The argument is scant, as it must be here, but I wanted to put the thesis out there. So, fellow, Mahwavians [and anyone else who's interested! -- ed.] what do you think? Is there truly a significant relationship between our creed and the aesthetics involved in formal poetry? Or is there a danger of stultification in attempting to limit the range of stylistic options available to a sincere Catholic? I invite your thoughts on this topic. "

2 comments:

F.P. Seamus said...

This is an encouraging post, pointing us back to the intrinsic connection between the transcendentals (one, good, true and beautiful). An aesthetical commitment always involves an ethical and metaphysical commitment because the one, good, true, and beautiful all hang together. The oneness of the Catholic Church, the goodness of Catholic morality, and the truth of Catholic doctrine can never be separated from the beauty of Catholic literature. Likewise, good Catholic literature should possess a certain unity and should draw from truth and goodness. Theologians should have a deep appreciation for beauty, and artists for theology (and it's hard to say who has failed more in this regard).

Yes, Catholic writers should gravitate towards form and structure. The Catholic instinct is that all reality has a unifying purpose and therefore a structure. As Cardinal Ratzinger has observed, "catholic" (universal) does not mean universal in the sense of everything thrown together willy-nilly (I'm paraphrasing). Rather, the word indicates all things brought together with a certain unity, harmony, and structure. The Catholic theologian thus seeks to harmonize the truths of doctrine. And the Catholic saint (each of us!) seeks to bring unity, integrity, and harmony to a soul wounded by sin. So it should not surprise us if the Catholic writer gravitates to structure and a traditional form of poetry. That attraction is a Catholic gut-instinct.

This discussion should also involve a consideration of the traditional definition of beauty provided by St. Augustine: "Beauty is nothing other than a numbered equality, or a certain situation of parts, accompanied by the suavity of color." Does Augustine insist on unity and structure simply because he was a neat freak...or because it has some bearing on reality, on truth, on goodness - and therefore on beauty?
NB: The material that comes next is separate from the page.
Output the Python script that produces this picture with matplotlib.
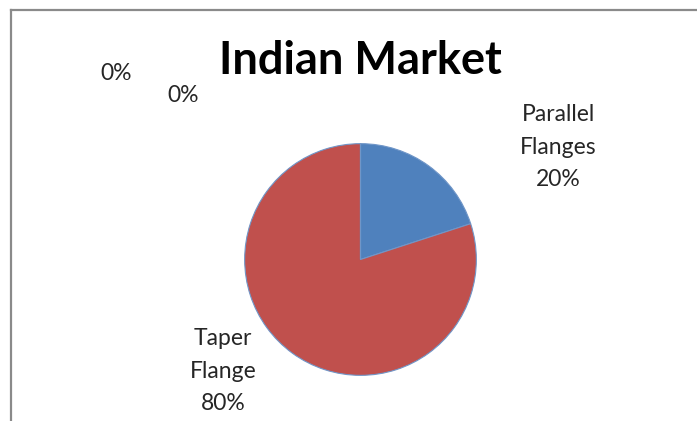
import matplotlib.pyplot as plt
from matplotlib.lines import Line2D

plt.rcParams["font.family"] = ["Lato", "DejaVu Sans"]

categories = ["Parallel\nFlanges", "Taper\nFlange", "", ""]
shares = [20, 80, 0, 0]
colors = ["#4F81BD", "#C0504D", "#9BBB59", "#8064A2"]
# label centres in pixels (x, y from top)
label_pos = [(558, 147), (223, 371), (116, 73), (183, 96)]

W, H = 697, 421
fig = plt.figure(figsize=(W / 100, H / 100), dpi=100)

cx, cy, r = 360.5, 259.5, 117
ax = fig.add_axes([(cx - r) / W, (H - cy - r) / H, 2 * r / W, 2 * r / H])
ax.pie(shares, colors=colors, startangle=90, counterclock=False, radius=1,
       wedgeprops=dict(edgecolor="#7096c8", linewidth=0.8))
ax.set_xlim(-1.01, 1.01)
ax.set_ylim(-1.01, 1.01)
ax.axis("off")

for name, val, (x, y) in zip(categories, shares, label_pos):
    txt = f"{name}\n{val}%" if name else f"{val}%"
    fig.text(x / W, 1 - y / H, txt, ha="center", va="center",
             fontsize=16.5, color="#262626", linespacing=1.68)

fig.text(360 / W, 1 - 61 / H, "Indian Market", ha="center", va="center",
         fontsize=32.5, fontweight="bold", color="black")

# chart border (only top and left visible)
fig.add_artist(Line2D([11 / W, 1], [1 - 10 / H, 1 - 10 / H], color="#8a8a8a", lw=1.6,
                      transform=fig.transFigure))
fig.add_artist(Line2D([11 / W, 11 / W], [0, 1 - 10 / H], color="#8a8a8a", lw=1.6,
                      transform=fig.transFigure))

fig.savefig("out.png", dpi=100, facecolor="white")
A man who has written and spoken a great deal on this is, again, Cardinal Ratzinger/Pope Benedict. While still head of the Congregation for the Doctrine of the Faith - i.e. in charge of the Church's doctrinal purity - he remarked that the most convincing aspects of the Catholic Church are the beauty of her saints and her patrimony of art. Interesting that he did not point first to doctrine or morality. He understands that Catholic doctrine and morality bestow a certain beauty. And it is the beauty that attracts first. (Cf. also John Saward's "The Beauty of Holiness.")

Mark S. said...

"And the Catholic saint (each of us!) seeks to bring unity, integrity, and harmony to a soul wounded by sin. So it should not surprise us if the Catholic writer gravitates to structure and a traditional form of poetry." That's what I would have said if I had the eloquence to say it! The unity that is brought to poetry by meter is so unappreciated; essentially, meter makes a sensual whole of a single poem in a way that mirrors (in a good poem at least) and enhances the unity of theme and plot. Its good to recognize that this pursuit of unity has its origins in our faith, as well as in our nature.
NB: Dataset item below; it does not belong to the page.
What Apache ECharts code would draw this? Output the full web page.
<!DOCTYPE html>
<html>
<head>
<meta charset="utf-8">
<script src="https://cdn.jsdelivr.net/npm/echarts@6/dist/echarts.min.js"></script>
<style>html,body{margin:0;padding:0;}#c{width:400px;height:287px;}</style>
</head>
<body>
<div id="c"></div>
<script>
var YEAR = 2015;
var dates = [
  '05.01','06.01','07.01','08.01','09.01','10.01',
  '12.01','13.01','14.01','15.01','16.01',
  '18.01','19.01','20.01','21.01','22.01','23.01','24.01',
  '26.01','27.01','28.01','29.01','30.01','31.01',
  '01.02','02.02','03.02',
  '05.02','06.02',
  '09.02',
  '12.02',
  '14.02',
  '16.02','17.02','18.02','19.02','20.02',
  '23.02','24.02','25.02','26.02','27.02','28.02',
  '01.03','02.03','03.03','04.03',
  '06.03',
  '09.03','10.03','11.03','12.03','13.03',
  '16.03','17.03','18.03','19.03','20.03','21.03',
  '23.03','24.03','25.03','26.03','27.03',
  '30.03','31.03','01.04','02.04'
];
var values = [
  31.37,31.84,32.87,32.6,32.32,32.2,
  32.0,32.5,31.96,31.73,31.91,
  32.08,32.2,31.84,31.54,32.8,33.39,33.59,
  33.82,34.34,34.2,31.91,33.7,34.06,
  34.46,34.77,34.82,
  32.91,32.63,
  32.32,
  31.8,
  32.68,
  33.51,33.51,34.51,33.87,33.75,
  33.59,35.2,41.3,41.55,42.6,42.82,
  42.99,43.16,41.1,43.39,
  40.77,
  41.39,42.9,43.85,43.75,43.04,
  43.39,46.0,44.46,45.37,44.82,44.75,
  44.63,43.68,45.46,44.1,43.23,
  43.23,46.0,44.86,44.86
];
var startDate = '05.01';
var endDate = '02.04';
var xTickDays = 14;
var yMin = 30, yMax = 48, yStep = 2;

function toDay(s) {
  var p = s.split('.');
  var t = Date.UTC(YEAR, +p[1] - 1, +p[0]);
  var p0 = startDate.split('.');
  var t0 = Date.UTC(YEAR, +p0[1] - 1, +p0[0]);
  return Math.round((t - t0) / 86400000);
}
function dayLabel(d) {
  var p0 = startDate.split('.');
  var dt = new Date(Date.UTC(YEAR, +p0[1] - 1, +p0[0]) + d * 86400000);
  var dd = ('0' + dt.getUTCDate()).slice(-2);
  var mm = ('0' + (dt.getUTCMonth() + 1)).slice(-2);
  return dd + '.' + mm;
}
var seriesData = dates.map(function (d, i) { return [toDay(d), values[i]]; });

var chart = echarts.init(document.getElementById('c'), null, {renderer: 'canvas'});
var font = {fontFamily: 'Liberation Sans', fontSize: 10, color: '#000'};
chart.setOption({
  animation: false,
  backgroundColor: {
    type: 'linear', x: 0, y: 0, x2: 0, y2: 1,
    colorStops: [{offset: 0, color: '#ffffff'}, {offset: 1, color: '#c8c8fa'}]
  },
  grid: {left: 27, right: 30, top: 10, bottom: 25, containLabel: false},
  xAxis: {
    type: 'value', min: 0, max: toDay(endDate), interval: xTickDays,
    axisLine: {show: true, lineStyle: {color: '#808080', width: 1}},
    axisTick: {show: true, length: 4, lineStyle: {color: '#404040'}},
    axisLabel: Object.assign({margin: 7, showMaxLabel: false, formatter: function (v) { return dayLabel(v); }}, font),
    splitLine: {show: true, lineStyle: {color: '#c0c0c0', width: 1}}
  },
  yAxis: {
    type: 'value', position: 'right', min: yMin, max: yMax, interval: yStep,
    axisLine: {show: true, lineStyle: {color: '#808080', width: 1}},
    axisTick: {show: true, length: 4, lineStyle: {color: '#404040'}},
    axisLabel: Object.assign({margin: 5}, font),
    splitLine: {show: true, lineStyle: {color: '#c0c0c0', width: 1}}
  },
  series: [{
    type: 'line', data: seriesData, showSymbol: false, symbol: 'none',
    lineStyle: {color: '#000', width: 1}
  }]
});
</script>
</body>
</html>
I think a contrast with modernism and its creeds is particularly enlightening on the Catholic attitude towards human nature. I am thinking especially of Rimbaud's call to "disarrange the senses." That is the rallying cry of a mind at total war with human nature, a distinctly un-Catholic frame of mind, I would think. It would not be hard to argue that modernism was simply the attempt to be faithful to Rimbaud's call; Jacques Barzun emphasizes the modernist disgust for human nature in a number of his books. Certainly, from such antagonistic conceptions of human nature, radically different aesthetic standards must be derived.

The quote from St. Augustine is one that is new to me; I think what's interesting about this definition is that it might easily appear rather basic, almost bland, unless understood (as it is here) in light of Augustine's whole theology. A theologian I always think of when considering this topic is St. Bonaventure, particularly "The Soul's Journey Into God," in which the sensual apprehension of unity and form (ie, beauty) is represented as the first step towards comprehending divine. David Hart wrote a work a few years ago called "The Beauty of the Infinite" which attempted to ground aesthetics in theology and to argue for the importance of beauty in the process of conversion (though, unfortunately, the book is so laden with the post-modern jargon of the philosophers he was attempting to refute, that it is not very easy to understand his point through most of the text).

Well, I'm glad to have found a sympathetic mind out there; I wasn't sure if I was making a claim that was a little too bold.